**SUPPLIED INFORMATION**

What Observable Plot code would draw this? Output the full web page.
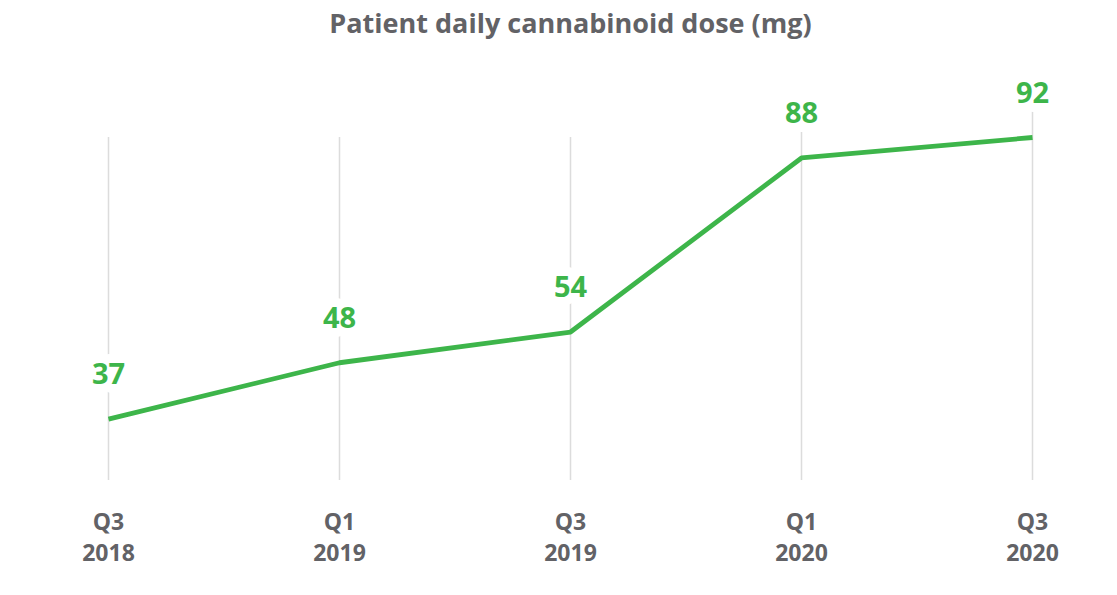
<!DOCTYPE html>
<html>
<head>
<meta charset="utf-8">
<script src="https://cdn.jsdelivr.net/npm/d3@7"></script>
<script src="https://cdn.jsdelivr.net/npm/@observablehq/plot@0.6"></script>
<style>
  html, body { margin: 0; padding: 0; background: #fff; }
  #chart svg { display: block; }
</style>
</head>
<body>
<div id="chart"></div>
<script>
const title = "Patient daily cannabinoid dose (mg)";
const periods = ["Q3 2018", "Q1 2019", "Q3 2019", "Q1 2020", "Q3 2020"];
const quarterLabels = ["Q3", "Q1", "Q3", "Q1", "Q3"];
const yearLabels = ["2018", "2019", "2019", "2020", "2020"];
const doses = [37, 48, 54, 88, 92];

const data = periods.map((p, i) => ({period: p, dose: doses[i], q: quarterLabels[i], yr: yearLabels[i]}));

const green = "#3db54a";
const gray = "#626266";
const font = "Open Sans";

const chart = Plot.plot({
  width: 1117,
  height: 595,
  marginLeft: 108,
  marginRight: 85,
  marginTop: 137,
  marginBottom: 115,
  style: {fontFamily: font, background: "#fff"},
  x: {type: "point", domain: periods, padding: 0, label: null},
  y: {domain: [25, 92], axis: null},
  marks: [
    Plot.ruleX(data, {x: "period", y1: 25, y2: d => Math.max(d.dose + 5, 92), stroke: "#dcdcdc", strokeWidth: 1.5}),
    Plot.line(data, {x: "period", y: "dose", stroke: green, strokeWidth: 4.8, strokeLinejoin: "miter", strokeLinecap: "butt"}),
    Plot.text(data, {x: "period", y: "dose", text: d => String(d.dose), dy: -44, fill: green, stroke: "white", strokeWidth: 18, fontSize: 29, fontWeight: "bold", fontFamily: font}),
    Plot.axisX({
      tickSize: 0,
      tickPadding: 28,
      tickFormat: d => quarterLabels[periods.indexOf(d)] + "\n" + yearLabels[periods.indexOf(d)],
      lineHeight: 1.34,
      fontSize: 23,
      fontWeight: "bold",
      fill: gray,
      fontFamily: font,
      label: null
    }),
    Plot.text([title], {frameAnchor: "top", dy: -124, fontSize: 27, fontWeight: "bold", fill: gray, fontFamily: font})
  ]
});
document.getElementById("chart").append(chart);
</script>
</body>
</html>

**WRITTEN INSTRUCTION**
Print out the material word for word, omitting the pictures.

**ANSWER TO THE PROBLEM**
What Observable Plot code would draw this? Output the full web page.
<!DOCTYPE html>
<html>
<head>
<meta charset="utf-8">
<script src="https://cdn.jsdelivr.net/npm/d3@7"></script>
<script src="https://cdn.jsdelivr.net/npm/@observablehq/plot@0.6"></script>
<style>
  html, body { margin: 0; padding: 0; background: #fff; }
  #chart svg { display: block; }
</style>
</head>
<body>
<div id="chart"></div>
<script>
const title = "Patient daily cannabinoid dose (mg)";
const periods = ["Q3 2018", "Q1 2019", "Q3 2019", "Q1 2020", "Q3 2020"];
const quarterLabels = ["Q3", "Q1", "Q3", "Q1", "Q3"];
const yearLabels = ["2018", "2019", "2019", "2020", "2020"];
const doses = [37, 48, 54, 88, 92];

const data = periods.map((p, i) => ({period: p, dose: doses[i], q: quarterLabels[i], yr: yearLabels[i]}));

const green = "#3db54a";
const gray = "#626266";
const font = "Open Sans";

const chart = Plot.plot({
  width: 1117,
  height: 595,
  marginLeft: 108,
  marginRight: 85,
  marginTop: 137,
  marginBottom: 115,
  style: {fontFamily: font, background: "#fff"},
  x: {type: "point", domain: periods, padding: 0, label: null},
  y: {domain: [25, 92], axis: null},
  marks: [
    Plot.ruleX(data, {x: "period", y1: 25, y2: d => Math.max(d.dose + 5, 92), stroke: "#dcdcdc", strokeWidth: 1.5}),
    Plot.line(data, {x: "period", y: "dose", stroke: green, strokeWidth: 4.8, strokeLinejoin: "miter", strokeLinecap: "butt"}),
    Plot.text(data, {x: "period", y: "dose", text: d => String(d.dose), dy: -44, fill: green, stroke: "white", strokeWidth: 18, fontSize: 29, fontWeight: "bold", fontFamily: font}),
    Plot.axisX({
      tickSize: 0,
      tickPadding: 28,
      tickFormat: d => quarterLabels[periods.indexOf(d)] + "\n" + yearLabels[periods.indexOf(d)],
      lineHeight: 1.34,
      fontSize: 23,
      fontWeight: "bold",
      fill: gray,
      fontFamily: font,
      label: null
    }),
    Plot.text([title], {frameAnchor: "top", dy: -124, fontSize: 27, fontWeight: "bold", fill: gray, fontFamily: font})
  ]
});
document.getElementById("chart").append(chart);
</script>
</body>
</html>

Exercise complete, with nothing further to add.